Around 65 Syrian soldiers and officials had handed themselves over to Iraqi authorities on Friday after rebels seized the Syrian side of the border crossing at the Syrian frontier town of Yaarabiya.
Iraqi authorities were taking them to another border crossing further south in Iraq's Sunni Muslim stronghold, Anbar province, when gunmen ambushed their convoy, a senior Iraqi official told Reuters. No group has claimed responsibility.
"The incident took place in Akashat when the convoy carrying the Syrian soldiers and employees was on its way to the al-Waleed border crossing," a senior Iraqi official told Reuters.
"Gunmen set up an ambush and killed 40 of them, plus some Iraqi soldiers who were protecting the convoy."
The Iraqi defense ministry, in a statement on its website, said 48 Syrian soldiers and nine Iraqi soldiers had been killed.
The ambush inside Iraq illustrates how Syria's conflict, with its sectarian overtones, has the potential to spill over its borders and drag in neighboring countries, further destabilizing an already volatile region.
Iraq's Anbar province is experiencing renewed demonstrations by Sunnis against the government of Shi'ite Prime Minister Nuri al-Maliki over what they see as the marginalization of their minority and misuse of terrorism laws against them.
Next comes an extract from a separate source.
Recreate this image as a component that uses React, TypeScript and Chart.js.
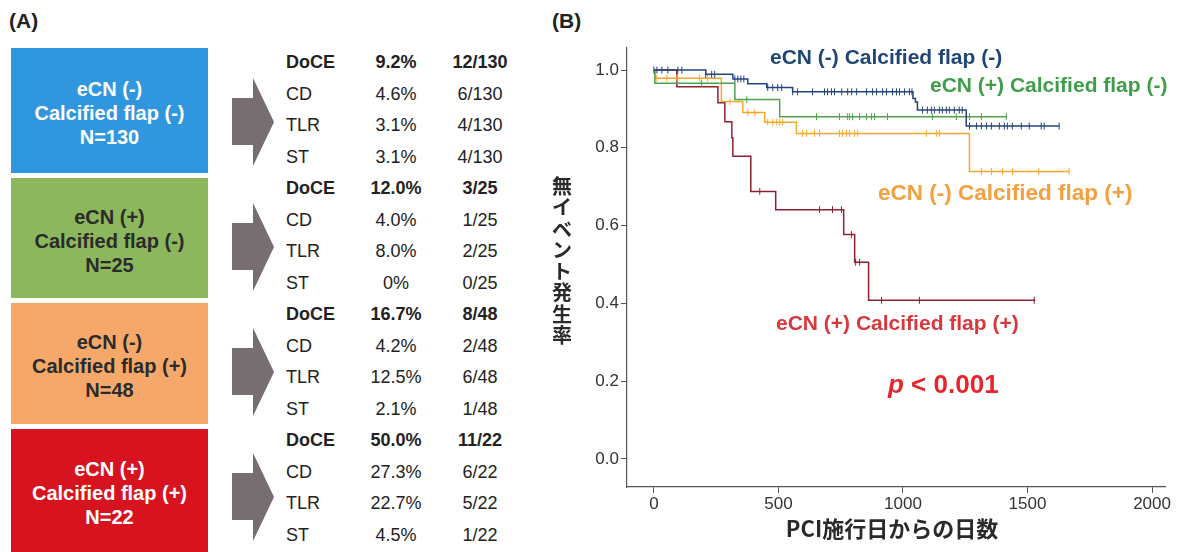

Syria's rebels are mostly Sunnis fighting to topple President Bashar al-Assad's government, dominated by Alawites, an offshoot of Shi'ite Islam.
Some 70,000 people have been killed in Syria and nearly a million have fled the country, the United Nations says.
In what could be a new danger for the millions of Syrians who have fled their homes but remain inside the country, rebels pushed into Raqqa, a city known as the "hotel" of the country after thousands of displaced families fled there.
Residents of the northeastern city, home to half a million people, had pleaded with rebels not to enter the densely built metropolitan area, fearing that Assad's war planes and artillery could target residential areas.
NO GUARANTEE
The Syrian Observatory for Human Rights, a Britain-based monitoring group, said the Islamist Jabhat al-Nusra and other rebel groups launched the offensive on Saturday and large parts of Raqqa were now under rebel control.
Opposition activist photographs showed a burning guard post, men ripping down a poster of Assad and a fallen statue of his late father, Hafez al-Assad, who took power in 1970.
Video footage posted on the Internet by rebel groups showed an abandoned prison in what they said was the center of the city, 100 miles east of Aleppo.
The Syrian National Council, a large bloc within the umbrella Syrian National Coalition, said the capture of Raqqa would prove "a decisive victory in the struggle for the downfall of the criminal Assad regime and to salvage Syria from the ugliest epoch in its history".
In a statement, the council said that with the fall of Raqqa a link was established between vast areas that fell to the opposition in the oil-producing east of the country and rebel-held regions in the northern Aleppo and Idlib provinces.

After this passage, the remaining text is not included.